“El maestro debe ser un artista, debe estar ardientemente enamorado de su labor, y en nuestro país el maestro es un paria, un hombre mal instruido que va al campo a enseñar a los niños con la misma ilusión con la que iría al destierro. Pasa hambre, se le maltrata, está asustado ante la posibilidad de perder su trozo de pan (…) Es absurdo pagarle una miseria a la persona que está llamada a educar al pueblo”. Esto que acaba de leer y que quizá le parezca una descripción contemporánea de lo que es un maestro rural, no lo es tal.
Este texto es de Anton Chéjov, escritor ruso que fue un gran crítico de la estulticia, de la estupidez humana.
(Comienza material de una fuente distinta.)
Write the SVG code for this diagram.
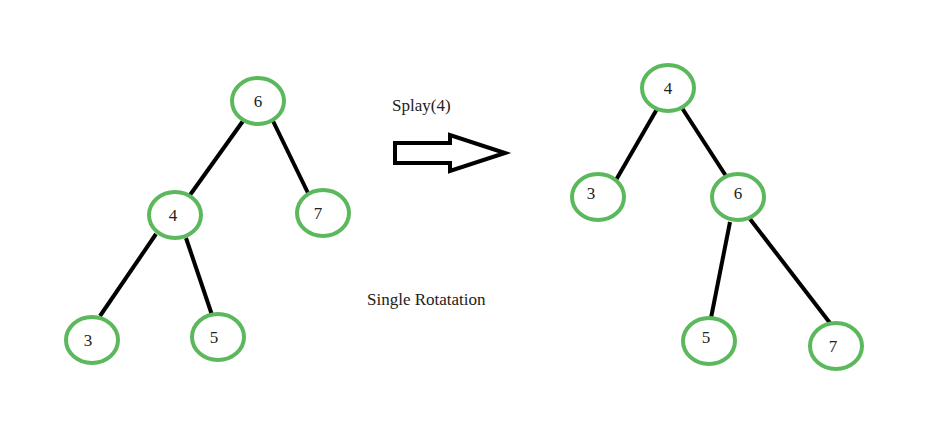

Lo escribió hace más de cien años, lo escribió cuando vivía en un estado feudal, como la Rusia de los zares. Chéjov se preocupaba por la educación de su país y sabía lo que significaba dar mejores condiciones de trabajo a los maestros. Hace más de cien años ya lamentaba la situación en que laboraban los maestros rurales.
Esa misma situación, cien años después, en un país supuestamente democrático, es la que viven miles de maestros rurales de México, pero no sólo los maestros rurales, muchos maestros que laboran en centros urbanos también padecen de ese ostracismo laboral. Como Chéjov también creemos que el maestro debería de ser un artista, debería de ser “el primer hombre de la aldea, que supiera responder a todas las preguntas del campesino, que los campesinos reconocieran en él una fuerza digna de atención y respeto, que nadie se atreviera a gritarle… a humillarlo, como lo hacen todos”. Como Anton Chéjov entiendo que “sin una formación amplia del pueblo el estado se desmoronará como una casa levantada con ladrillos mal cocidos”. Por la educación de nuestros hijos, estamos con los maestros.